The request — Locate the lines of the listing below that hold "LaTeX", then copy each of them.

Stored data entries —
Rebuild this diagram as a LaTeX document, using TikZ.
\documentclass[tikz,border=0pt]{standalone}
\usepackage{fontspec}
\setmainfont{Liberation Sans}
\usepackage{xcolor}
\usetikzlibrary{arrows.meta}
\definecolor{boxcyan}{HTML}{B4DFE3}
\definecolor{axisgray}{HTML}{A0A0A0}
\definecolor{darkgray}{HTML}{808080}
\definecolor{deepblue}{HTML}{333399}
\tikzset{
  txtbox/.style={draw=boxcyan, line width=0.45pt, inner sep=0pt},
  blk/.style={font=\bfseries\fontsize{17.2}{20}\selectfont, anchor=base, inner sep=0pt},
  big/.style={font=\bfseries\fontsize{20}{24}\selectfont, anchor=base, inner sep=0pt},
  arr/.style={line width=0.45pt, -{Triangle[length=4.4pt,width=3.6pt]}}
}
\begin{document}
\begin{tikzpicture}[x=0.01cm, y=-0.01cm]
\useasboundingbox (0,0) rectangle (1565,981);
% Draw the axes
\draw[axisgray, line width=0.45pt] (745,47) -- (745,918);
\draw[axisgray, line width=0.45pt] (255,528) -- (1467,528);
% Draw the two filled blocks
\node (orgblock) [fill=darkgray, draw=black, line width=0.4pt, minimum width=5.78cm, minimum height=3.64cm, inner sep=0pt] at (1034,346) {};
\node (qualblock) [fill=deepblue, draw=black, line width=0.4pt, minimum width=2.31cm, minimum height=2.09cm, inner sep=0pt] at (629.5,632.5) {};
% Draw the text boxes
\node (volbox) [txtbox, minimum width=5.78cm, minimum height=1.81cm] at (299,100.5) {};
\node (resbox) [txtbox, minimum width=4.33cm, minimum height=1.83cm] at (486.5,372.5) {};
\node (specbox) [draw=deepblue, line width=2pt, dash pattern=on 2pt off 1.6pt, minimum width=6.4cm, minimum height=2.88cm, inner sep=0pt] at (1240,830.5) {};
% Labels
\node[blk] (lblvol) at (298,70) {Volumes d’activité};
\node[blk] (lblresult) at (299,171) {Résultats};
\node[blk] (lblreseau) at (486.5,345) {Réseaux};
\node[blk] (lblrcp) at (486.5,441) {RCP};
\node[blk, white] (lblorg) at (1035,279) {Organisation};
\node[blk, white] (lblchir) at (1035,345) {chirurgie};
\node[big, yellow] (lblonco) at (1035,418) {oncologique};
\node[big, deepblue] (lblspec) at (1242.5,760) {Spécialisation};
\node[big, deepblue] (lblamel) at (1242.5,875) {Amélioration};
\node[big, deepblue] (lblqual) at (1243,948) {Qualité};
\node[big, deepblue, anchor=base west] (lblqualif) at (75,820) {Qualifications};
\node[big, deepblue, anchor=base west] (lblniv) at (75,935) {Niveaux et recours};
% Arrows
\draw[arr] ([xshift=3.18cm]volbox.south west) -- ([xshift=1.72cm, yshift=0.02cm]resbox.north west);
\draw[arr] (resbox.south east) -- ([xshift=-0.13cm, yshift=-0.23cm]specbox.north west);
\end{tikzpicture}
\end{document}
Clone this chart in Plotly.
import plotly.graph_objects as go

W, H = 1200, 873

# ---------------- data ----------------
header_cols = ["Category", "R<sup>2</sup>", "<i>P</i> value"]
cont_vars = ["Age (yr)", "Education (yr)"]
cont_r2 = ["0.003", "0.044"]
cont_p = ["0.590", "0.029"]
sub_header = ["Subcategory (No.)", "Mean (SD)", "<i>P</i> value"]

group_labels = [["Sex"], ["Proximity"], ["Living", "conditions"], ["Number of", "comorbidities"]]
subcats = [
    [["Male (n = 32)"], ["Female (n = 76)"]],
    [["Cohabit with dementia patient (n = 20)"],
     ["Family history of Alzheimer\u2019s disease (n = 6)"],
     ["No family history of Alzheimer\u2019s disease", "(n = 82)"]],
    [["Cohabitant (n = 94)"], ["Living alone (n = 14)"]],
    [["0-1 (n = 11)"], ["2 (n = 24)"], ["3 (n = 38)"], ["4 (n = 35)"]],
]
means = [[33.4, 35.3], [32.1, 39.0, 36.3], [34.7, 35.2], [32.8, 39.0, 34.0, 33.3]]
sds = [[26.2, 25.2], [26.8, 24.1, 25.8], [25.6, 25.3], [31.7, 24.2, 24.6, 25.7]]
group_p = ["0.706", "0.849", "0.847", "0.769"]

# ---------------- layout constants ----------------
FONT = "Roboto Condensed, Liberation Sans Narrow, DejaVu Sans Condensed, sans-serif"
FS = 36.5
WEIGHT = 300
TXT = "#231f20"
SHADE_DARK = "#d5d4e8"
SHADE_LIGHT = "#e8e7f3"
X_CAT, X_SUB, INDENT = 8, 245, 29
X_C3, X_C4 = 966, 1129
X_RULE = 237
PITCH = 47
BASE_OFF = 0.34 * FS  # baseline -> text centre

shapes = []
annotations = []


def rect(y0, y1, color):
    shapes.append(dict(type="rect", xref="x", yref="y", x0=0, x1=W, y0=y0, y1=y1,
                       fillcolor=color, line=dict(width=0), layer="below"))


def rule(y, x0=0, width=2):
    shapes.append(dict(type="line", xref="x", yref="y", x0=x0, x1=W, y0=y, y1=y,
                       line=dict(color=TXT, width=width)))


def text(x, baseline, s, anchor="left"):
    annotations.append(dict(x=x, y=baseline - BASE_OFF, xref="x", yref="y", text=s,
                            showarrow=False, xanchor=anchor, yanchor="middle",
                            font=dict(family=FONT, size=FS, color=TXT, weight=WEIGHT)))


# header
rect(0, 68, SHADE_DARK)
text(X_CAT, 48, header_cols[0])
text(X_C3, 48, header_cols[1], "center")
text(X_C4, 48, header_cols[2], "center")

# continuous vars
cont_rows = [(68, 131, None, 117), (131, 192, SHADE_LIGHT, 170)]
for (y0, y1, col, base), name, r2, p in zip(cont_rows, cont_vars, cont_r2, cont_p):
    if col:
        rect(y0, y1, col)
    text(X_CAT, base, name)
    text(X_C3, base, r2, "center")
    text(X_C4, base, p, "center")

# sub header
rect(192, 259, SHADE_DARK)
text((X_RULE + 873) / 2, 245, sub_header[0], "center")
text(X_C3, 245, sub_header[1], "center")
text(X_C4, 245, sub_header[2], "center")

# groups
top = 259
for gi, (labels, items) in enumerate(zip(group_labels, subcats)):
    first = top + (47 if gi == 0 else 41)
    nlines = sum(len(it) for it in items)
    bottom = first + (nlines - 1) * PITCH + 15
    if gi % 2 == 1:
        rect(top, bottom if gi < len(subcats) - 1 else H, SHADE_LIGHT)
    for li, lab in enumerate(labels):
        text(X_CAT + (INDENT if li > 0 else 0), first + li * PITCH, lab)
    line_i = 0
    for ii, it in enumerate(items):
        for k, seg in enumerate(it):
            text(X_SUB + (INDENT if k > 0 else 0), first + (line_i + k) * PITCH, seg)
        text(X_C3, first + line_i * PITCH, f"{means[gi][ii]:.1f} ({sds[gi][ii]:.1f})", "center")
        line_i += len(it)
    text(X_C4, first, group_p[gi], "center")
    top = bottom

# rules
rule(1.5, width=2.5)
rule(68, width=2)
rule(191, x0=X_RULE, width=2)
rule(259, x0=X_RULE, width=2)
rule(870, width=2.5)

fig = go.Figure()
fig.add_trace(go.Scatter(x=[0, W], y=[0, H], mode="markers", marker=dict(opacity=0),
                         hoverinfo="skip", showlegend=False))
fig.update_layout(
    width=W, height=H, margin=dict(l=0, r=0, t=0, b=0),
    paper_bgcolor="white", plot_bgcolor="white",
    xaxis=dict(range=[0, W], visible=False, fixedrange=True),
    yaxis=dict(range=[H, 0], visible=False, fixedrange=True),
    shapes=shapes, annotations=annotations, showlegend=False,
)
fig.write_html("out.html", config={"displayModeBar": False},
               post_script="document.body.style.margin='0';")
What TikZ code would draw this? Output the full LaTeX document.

Response for this exercise —
Rebuild this diagram as a LaTeX document, using TikZ.
What TikZ code would draw this? Output the full LaTeX document.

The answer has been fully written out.